Instruction
Leave out any picture and return the remaining listing below exactly as given.

Entries with chart source code
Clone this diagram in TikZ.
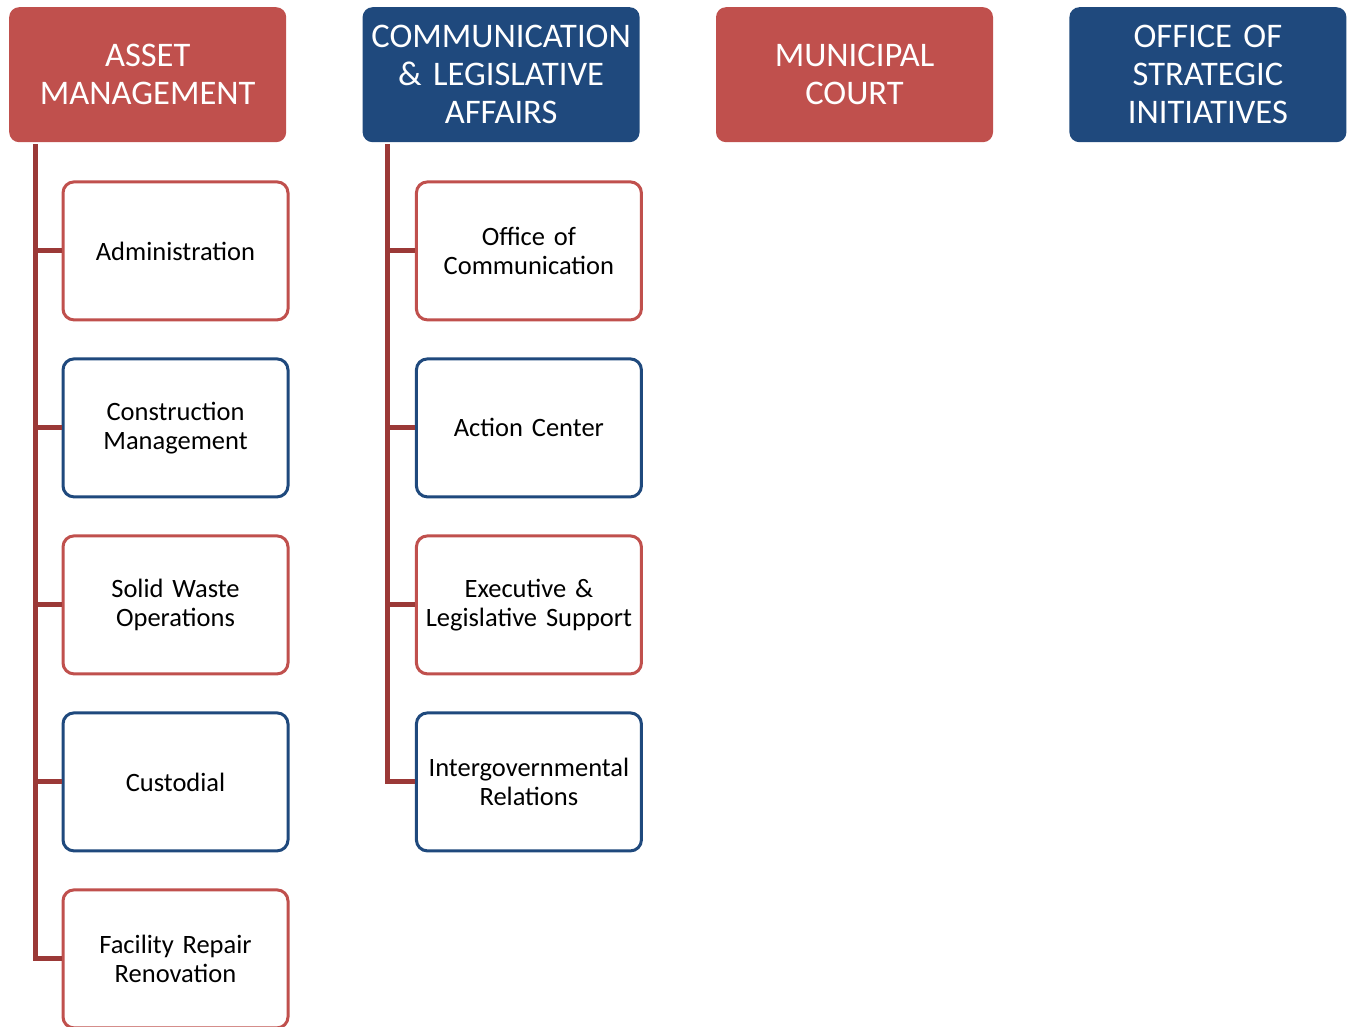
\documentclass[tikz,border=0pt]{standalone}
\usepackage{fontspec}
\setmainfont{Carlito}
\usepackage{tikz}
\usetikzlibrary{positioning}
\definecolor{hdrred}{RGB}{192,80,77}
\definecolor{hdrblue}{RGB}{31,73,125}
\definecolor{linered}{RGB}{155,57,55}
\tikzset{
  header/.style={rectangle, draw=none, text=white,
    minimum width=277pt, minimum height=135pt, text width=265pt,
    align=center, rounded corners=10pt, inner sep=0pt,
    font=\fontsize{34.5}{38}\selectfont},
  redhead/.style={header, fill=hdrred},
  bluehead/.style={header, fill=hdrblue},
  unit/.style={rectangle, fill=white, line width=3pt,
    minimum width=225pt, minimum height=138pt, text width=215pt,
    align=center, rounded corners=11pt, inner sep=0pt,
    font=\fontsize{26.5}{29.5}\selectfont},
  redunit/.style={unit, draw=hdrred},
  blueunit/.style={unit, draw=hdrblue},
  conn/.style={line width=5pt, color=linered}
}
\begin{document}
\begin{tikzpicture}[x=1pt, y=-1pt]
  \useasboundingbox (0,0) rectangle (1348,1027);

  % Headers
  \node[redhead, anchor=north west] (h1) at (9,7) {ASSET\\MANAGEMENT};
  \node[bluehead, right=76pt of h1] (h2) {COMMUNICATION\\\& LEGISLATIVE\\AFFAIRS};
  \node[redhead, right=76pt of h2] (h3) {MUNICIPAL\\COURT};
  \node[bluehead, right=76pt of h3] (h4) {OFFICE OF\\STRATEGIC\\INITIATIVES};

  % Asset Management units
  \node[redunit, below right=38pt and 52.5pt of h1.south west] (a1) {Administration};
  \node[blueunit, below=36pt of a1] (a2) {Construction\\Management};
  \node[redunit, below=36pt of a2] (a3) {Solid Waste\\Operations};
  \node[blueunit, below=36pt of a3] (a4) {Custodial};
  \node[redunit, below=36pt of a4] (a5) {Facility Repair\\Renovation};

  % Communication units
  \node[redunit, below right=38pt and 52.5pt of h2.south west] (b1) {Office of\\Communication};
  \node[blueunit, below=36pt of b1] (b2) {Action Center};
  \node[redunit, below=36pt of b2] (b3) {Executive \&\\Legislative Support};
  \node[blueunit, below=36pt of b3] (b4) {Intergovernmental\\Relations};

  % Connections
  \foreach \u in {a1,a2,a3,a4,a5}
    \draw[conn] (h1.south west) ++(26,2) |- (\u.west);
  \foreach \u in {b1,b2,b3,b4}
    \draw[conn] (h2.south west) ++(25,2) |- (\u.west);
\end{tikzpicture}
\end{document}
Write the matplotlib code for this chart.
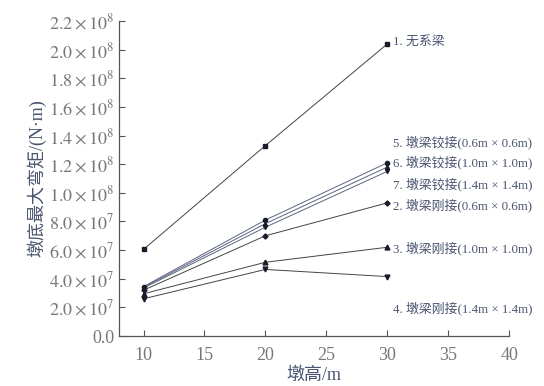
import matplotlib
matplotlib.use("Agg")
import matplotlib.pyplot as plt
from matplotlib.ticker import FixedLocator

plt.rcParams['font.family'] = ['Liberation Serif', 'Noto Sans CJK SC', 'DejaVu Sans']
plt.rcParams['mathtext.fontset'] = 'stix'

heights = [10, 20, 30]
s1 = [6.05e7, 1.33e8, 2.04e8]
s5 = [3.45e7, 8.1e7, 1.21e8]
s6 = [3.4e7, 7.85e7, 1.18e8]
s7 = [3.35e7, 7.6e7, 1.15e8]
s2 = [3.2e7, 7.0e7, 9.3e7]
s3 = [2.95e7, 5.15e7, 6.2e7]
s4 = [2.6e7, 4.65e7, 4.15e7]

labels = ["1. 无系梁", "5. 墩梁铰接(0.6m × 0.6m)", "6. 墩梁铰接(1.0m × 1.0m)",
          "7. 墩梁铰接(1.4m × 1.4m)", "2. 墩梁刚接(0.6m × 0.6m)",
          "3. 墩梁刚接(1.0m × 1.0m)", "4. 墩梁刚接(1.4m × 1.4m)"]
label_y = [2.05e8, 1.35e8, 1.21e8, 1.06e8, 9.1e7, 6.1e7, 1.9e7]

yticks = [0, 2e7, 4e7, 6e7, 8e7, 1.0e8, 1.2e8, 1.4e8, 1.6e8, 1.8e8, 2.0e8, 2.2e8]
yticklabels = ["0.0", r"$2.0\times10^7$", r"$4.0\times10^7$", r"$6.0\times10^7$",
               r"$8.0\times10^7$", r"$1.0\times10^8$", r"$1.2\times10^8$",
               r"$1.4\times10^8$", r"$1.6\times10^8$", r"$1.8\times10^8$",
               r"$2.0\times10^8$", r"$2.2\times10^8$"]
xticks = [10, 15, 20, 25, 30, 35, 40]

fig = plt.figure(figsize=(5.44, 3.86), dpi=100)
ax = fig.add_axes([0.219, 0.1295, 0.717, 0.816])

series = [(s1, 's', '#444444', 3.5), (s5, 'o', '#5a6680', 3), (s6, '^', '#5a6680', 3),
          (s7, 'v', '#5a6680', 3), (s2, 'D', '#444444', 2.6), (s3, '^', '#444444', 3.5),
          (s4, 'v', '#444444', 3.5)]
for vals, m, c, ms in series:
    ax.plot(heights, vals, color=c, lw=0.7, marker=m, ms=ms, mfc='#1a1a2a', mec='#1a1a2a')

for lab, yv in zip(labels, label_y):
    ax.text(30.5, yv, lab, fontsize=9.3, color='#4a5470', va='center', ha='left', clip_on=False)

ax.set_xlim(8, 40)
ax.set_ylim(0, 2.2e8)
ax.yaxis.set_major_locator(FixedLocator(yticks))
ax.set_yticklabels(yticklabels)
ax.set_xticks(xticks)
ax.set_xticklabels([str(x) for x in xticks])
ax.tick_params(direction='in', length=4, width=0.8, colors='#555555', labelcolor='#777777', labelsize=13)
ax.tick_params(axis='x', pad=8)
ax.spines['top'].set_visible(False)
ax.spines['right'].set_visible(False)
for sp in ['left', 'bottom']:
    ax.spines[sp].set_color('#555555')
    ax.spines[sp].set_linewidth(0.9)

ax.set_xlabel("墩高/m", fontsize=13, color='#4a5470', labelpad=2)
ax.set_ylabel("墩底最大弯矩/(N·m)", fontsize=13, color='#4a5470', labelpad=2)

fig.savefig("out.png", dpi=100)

Exercise response
Clone this diagram in TikZ.
\documentclass[tikz,border=0pt]{standalone}
\usepackage{fontspec}
\setmainfont{Carlito}
\usepackage{tikz}
\usetikzlibrary{positioning}
\definecolor{hdrred}{RGB}{192,80,77}
\definecolor{hdrblue}{RGB}{31,73,125}
\definecolor{linered}{RGB}{155,57,55}
\tikzset{
  header/.style={rectangle, draw=none, text=white,
    minimum width=277pt, minimum height=135pt, text width=265pt,
    align=center, rounded corners=10pt, inner sep=0pt,
    font=\fontsize{34.5}{38}\selectfont},
  redhead/.style={header, fill=hdrred},
  bluehead/.style={header, fill=hdrblue},
  unit/.style={rectangle, fill=white, line width=3pt,
    minimum width=225pt, minimum height=138pt, text width=215pt,
    align=center, rounded corners=11pt, inner sep=0pt,
    font=\fontsize{26.5}{29.5}\selectfont},
  redunit/.style={unit, draw=hdrred},
  blueunit/.style={unit, draw=hdrblue},
  conn/.style={line width=5pt, color=linered}
}
\begin{document}
\begin{tikzpicture}[x=1pt, y=-1pt]
  \useasboundingbox (0,0) rectangle (1348,1027);

  % Headers
  \node[redhead, anchor=north west] (h1) at (9,7) {ASSET\\MANAGEMENT};
  \node[bluehead, right=76pt of h1] (h2) {COMMUNICATION\\\& LEGISLATIVE\\AFFAIRS};
  \node[redhead, right=76pt of h2] (h3) {MUNICIPAL\\COURT};
  \node[bluehead, right=76pt of h3] (h4) {OFFICE OF\\STRATEGIC\\INITIATIVES};

  % Asset Management units
  \node[redunit, below right=38pt and 52.5pt of h1.south west] (a1) {Administration};
  \node[blueunit, below=36pt of a1] (a2) {Construction\\Management};
  \node[redunit, below=36pt of a2] (a3) {Solid Waste\\Operations};
  \node[blueunit, below=36pt of a3] (a4) {Custodial};
  \node[redunit, below=36pt of a4] (a5) {Facility Repair\\Renovation};

  % Communication units
  \node[redunit, below right=38pt and 52.5pt of h2.south west] (b1) {Office of\\Communication};
  \node[blueunit, below=36pt of b1] (b2) {Action Center};
  \node[redunit, below=36pt of b2] (b3) {Executive \&\\Legislative Support};
  \node[blueunit, below=36pt of b3] (b4) {Intergovernmental\\Relations};

  % Connections
  \foreach \u in {a1,a2,a3,a4,a5}
    \draw[conn] (h1.south west) ++(26,2) |- (\u.west);
  \foreach \u in {b1,b2,b3,b4}
    \draw[conn] (h2.south west) ++(25,2) |- (\u.west);
\end{tikzpicture}
\end{document}
Write the matplotlib code for this chart.
import matplotlib
matplotlib.use("Agg")
import matplotlib.pyplot as plt
from matplotlib.ticker import FixedLocator

plt.rcParams['font.family'] = ['Liberation Serif', 'Noto Sans CJK SC', 'DejaVu Sans']
plt.rcParams['mathtext.fontset'] = 'stix'

heights = [10, 20, 30]
s1 = [6.05e7, 1.33e8, 2.04e8]
s5 = [3.45e7, 8.1e7, 1.21e8]
s6 = [3.4e7, 7.85e7, 1.18e8]
s7 = [3.35e7, 7.6e7, 1.15e8]
s2 = [3.2e7, 7.0e7, 9.3e7]
s3 = [2.95e7, 5.15e7, 6.2e7]
s4 = [2.6e7, 4.65e7, 4.15e7]

labels = ["1. 无系梁", "5. 墩梁铰接(0.6m × 0.6m)", "6. 墩梁铰接(1.0m × 1.0m)",
          "7. 墩梁铰接(1.4m × 1.4m)", "2. 墩梁刚接(0.6m × 0.6m)",
          "3. 墩梁刚接(1.0m × 1.0m)", "4. 墩梁刚接(1.4m × 1.4m)"]
label_y = [2.05e8, 1.35e8, 1.21e8, 1.06e8, 9.1e7, 6.1e7, 1.9e7]

yticks = [0, 2e7, 4e7, 6e7, 8e7, 1.0e8, 1.2e8, 1.4e8, 1.6e8, 1.8e8, 2.0e8, 2.2e8]
yticklabels = ["0.0", r"$2.0\times10^7$", r"$4.0\times10^7$", r"$6.0\times10^7$",
               r"$8.0\times10^7$", r"$1.0\times10^8$", r"$1.2\times10^8$",
               r"$1.4\times10^8$", r"$1.6\times10^8$", r"$1.8\times10^8$",
               r"$2.0\times10^8$", r"$2.2\times10^8$"]
xticks = [10, 15, 20, 25, 30, 35, 40]

fig = plt.figure(figsize=(5.44, 3.86), dpi=100)
ax = fig.add_axes([0.219, 0.1295, 0.717, 0.816])

series = [(s1, 's', '#444444', 3.5), (s5, 'o', '#5a6680', 3), (s6, '^', '#5a6680', 3),
          (s7, 'v', '#5a6680', 3), (s2, 'D', '#444444', 2.6), (s3, '^', '#444444', 3.5),
          (s4, 'v', '#444444', 3.5)]
for vals, m, c, ms in series:
    ax.plot(heights, vals, color=c, lw=0.7, marker=m, ms=ms, mfc='#1a1a2a', mec='#1a1a2a')

for lab, yv in zip(labels, label_y):
    ax.text(30.5, yv, lab, fontsize=9.3, color='#4a5470', va='center', ha='left', clip_on=False)

ax.set_xlim(8, 40)
ax.set_ylim(0, 2.2e8)
ax.yaxis.set_major_locator(FixedLocator(yticks))
ax.set_yticklabels(yticklabels)
ax.set_xticks(xticks)
ax.set_xticklabels([str(x) for x in xticks])
ax.tick_params(direction='in', length=4, width=0.8, colors='#555555', labelcolor='#777777', labelsize=13)
ax.tick_params(axis='x', pad=8)
ax.spines['top'].set_visible(False)
ax.spines['right'].set_visible(False)
for sp in ['left', 'bottom']:
    ax.spines[sp].set_color('#555555')
    ax.spines[sp].set_linewidth(0.9)

ax.set_xlabel("墩高/m", fontsize=13, color='#4a5470', labelpad=2)
ax.set_ylabel("墩底最大弯矩/(N·m)", fontsize=13, color='#4a5470', labelpad=2)

fig.savefig("out.png", dpi=100)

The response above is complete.